* **WRITTEN PROBLEM**: Return all lines that include the string "Write".

* **Plotting code records**:

[BEGIN]

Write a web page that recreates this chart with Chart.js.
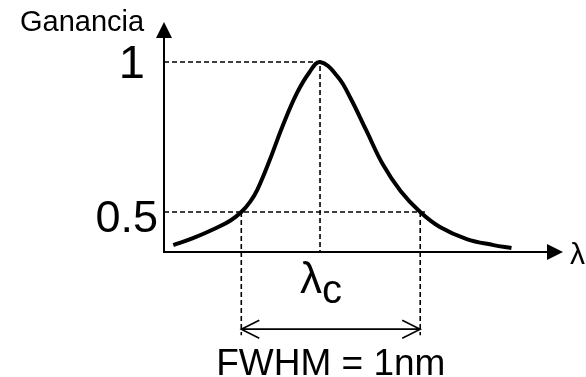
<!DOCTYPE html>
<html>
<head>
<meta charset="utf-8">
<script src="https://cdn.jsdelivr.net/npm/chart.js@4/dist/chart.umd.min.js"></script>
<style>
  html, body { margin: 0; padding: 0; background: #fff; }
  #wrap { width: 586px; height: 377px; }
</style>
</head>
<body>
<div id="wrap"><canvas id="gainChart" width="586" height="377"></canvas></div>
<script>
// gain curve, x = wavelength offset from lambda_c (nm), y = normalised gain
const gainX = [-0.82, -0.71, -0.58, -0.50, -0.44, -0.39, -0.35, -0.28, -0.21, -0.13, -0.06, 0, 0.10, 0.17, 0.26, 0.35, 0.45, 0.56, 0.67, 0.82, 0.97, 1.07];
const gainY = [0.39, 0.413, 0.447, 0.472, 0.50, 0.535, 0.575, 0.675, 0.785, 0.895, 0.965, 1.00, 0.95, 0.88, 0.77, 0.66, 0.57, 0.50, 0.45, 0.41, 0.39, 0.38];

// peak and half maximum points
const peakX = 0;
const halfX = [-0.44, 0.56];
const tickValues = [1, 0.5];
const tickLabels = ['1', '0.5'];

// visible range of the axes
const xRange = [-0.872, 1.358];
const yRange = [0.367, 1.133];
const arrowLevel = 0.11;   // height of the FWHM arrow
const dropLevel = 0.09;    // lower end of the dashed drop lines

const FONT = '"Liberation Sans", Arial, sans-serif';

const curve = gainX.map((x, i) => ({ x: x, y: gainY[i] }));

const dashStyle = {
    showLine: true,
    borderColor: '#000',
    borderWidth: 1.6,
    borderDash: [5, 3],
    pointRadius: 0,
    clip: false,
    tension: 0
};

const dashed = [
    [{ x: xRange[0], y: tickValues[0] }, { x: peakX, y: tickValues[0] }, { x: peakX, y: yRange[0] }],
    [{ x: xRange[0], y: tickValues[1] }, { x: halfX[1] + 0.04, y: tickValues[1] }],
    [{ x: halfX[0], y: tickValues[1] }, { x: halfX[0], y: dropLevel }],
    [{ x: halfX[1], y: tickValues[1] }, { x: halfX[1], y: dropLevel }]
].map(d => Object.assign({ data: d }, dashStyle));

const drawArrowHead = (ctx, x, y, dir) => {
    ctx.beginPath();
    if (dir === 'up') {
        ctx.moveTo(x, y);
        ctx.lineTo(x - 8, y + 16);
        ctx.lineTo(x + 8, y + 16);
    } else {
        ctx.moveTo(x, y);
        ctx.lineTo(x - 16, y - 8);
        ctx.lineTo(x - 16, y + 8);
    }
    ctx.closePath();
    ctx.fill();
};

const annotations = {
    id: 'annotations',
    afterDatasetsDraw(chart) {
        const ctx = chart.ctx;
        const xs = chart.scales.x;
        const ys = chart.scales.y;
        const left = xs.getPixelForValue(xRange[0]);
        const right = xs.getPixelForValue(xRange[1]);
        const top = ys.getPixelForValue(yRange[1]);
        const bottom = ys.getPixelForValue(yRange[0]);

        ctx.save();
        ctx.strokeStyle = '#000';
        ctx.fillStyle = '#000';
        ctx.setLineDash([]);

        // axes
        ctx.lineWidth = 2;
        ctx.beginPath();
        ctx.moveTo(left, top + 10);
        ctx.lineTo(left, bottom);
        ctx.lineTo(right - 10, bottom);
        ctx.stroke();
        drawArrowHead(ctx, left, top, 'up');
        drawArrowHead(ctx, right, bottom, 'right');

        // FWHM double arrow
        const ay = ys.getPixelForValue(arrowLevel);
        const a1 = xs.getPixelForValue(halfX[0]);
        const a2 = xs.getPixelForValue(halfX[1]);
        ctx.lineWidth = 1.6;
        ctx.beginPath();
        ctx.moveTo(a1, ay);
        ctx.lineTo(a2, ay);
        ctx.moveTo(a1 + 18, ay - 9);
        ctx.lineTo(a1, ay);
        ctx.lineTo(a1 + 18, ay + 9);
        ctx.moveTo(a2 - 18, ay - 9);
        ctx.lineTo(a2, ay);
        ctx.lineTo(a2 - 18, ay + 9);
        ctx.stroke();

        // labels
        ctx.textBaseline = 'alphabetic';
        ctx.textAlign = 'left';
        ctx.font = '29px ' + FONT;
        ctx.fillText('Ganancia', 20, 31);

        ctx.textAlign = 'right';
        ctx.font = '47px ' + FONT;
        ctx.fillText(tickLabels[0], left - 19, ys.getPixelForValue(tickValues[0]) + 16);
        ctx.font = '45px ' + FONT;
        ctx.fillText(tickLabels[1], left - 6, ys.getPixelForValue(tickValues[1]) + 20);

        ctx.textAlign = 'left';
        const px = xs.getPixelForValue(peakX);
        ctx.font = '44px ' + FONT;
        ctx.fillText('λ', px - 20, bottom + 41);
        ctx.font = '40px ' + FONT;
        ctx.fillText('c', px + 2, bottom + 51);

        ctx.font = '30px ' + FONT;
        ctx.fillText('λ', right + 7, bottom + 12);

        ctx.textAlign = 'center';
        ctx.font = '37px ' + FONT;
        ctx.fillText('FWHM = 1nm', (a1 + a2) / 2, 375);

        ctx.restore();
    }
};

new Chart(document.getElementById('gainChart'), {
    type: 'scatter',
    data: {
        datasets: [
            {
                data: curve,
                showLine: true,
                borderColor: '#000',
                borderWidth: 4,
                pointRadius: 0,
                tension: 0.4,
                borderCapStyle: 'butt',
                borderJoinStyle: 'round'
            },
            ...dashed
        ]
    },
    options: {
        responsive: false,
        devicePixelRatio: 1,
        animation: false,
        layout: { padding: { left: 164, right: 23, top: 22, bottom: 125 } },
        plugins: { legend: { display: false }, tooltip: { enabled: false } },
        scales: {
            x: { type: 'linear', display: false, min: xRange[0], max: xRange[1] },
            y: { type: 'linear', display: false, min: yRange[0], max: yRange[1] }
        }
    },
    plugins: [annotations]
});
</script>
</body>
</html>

[END]
[BEGIN]

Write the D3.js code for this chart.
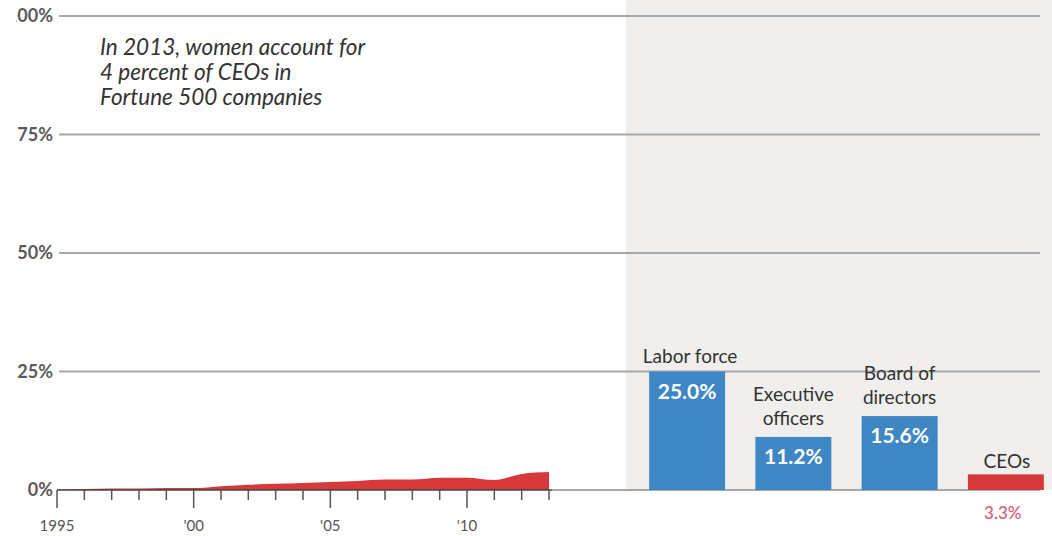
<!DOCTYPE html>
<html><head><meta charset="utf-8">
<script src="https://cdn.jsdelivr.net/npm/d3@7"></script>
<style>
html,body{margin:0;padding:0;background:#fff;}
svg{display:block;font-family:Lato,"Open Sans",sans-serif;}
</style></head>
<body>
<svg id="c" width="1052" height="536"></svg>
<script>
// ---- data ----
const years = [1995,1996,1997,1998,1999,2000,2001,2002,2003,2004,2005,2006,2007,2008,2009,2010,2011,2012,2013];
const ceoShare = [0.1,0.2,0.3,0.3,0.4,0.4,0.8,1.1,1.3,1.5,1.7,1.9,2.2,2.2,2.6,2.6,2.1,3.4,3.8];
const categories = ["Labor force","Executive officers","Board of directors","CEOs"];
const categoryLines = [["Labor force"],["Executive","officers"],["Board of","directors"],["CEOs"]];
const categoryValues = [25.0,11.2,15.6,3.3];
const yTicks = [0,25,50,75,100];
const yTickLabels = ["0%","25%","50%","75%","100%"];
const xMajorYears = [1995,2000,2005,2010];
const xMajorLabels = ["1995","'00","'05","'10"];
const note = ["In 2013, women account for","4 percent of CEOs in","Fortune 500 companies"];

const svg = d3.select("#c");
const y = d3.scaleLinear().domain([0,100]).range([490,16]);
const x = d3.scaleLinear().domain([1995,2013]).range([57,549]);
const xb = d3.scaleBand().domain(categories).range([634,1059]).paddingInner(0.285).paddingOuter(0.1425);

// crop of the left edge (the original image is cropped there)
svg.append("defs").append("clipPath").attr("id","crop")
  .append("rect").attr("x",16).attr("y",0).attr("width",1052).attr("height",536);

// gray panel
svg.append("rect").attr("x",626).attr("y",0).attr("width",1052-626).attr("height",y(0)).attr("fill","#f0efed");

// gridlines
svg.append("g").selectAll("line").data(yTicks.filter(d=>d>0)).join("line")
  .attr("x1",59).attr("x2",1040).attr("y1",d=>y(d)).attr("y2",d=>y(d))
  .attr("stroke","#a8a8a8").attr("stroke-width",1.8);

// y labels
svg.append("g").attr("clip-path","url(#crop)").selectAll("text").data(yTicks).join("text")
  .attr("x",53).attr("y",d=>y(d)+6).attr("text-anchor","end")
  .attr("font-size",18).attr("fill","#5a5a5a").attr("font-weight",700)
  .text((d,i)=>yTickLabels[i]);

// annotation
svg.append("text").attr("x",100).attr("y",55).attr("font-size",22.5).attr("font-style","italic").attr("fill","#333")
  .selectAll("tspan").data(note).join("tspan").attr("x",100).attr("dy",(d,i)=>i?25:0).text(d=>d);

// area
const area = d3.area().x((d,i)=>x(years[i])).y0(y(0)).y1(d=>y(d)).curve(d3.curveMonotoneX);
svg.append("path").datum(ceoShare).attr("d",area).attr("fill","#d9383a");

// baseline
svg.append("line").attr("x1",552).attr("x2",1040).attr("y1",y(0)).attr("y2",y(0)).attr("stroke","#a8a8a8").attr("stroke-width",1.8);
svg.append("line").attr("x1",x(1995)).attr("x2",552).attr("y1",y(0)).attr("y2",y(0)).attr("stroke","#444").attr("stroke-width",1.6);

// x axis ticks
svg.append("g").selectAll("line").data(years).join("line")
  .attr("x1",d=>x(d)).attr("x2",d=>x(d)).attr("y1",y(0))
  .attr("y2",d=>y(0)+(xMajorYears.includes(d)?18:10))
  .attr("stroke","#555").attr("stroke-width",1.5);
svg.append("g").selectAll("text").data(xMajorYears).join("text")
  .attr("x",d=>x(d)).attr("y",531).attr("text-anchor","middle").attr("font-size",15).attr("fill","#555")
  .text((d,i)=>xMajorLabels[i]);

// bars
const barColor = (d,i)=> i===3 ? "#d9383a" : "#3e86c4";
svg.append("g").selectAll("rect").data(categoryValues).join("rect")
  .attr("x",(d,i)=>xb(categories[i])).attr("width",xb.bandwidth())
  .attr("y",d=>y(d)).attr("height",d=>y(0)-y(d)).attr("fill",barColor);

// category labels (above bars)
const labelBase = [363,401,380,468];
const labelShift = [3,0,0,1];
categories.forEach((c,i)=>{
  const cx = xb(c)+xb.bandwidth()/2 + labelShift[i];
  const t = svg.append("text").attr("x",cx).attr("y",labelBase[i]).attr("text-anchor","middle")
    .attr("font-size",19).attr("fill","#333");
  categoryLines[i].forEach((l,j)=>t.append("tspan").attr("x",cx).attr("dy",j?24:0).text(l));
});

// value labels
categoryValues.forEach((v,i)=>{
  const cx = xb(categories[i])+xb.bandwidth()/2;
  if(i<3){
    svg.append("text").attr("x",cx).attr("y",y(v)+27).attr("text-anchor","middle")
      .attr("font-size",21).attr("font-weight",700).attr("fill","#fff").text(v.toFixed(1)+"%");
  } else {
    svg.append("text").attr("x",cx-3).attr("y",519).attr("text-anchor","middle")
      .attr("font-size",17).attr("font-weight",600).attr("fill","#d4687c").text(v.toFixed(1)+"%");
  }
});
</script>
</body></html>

[END]
[BEGIN]

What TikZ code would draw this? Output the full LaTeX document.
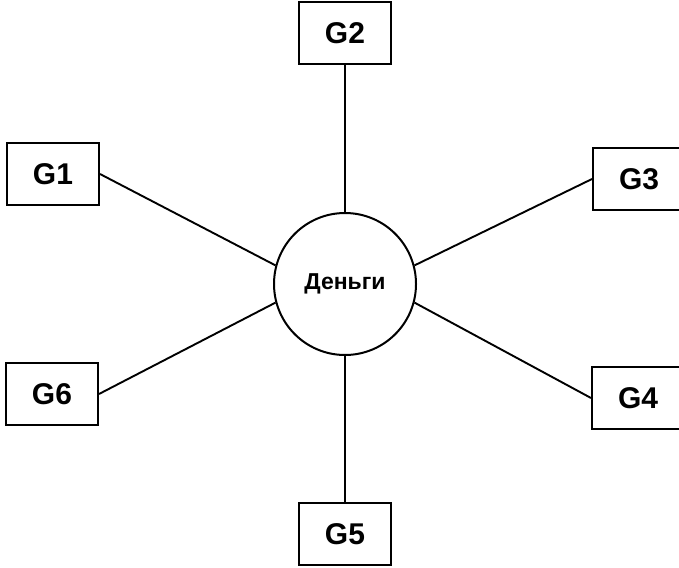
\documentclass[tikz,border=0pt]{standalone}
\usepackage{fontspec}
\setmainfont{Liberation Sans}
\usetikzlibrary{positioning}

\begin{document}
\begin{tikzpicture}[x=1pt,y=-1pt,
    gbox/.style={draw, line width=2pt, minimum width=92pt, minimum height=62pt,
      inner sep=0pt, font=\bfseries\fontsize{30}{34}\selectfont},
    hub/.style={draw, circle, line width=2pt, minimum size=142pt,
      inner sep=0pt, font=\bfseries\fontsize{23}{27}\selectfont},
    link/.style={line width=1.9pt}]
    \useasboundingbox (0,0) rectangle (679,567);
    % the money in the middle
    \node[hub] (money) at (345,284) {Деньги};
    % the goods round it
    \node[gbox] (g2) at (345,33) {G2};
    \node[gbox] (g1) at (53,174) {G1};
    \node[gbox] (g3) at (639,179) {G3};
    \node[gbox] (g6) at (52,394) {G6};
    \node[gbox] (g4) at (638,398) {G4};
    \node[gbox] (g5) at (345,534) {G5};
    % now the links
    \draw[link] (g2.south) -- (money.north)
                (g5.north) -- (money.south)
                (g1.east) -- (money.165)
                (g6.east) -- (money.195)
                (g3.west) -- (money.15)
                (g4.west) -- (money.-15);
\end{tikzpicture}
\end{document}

[END]

* **IN RESPONSE**:
Write a web page that recreates this chart with Chart.js.
Write the D3.js code for this chart.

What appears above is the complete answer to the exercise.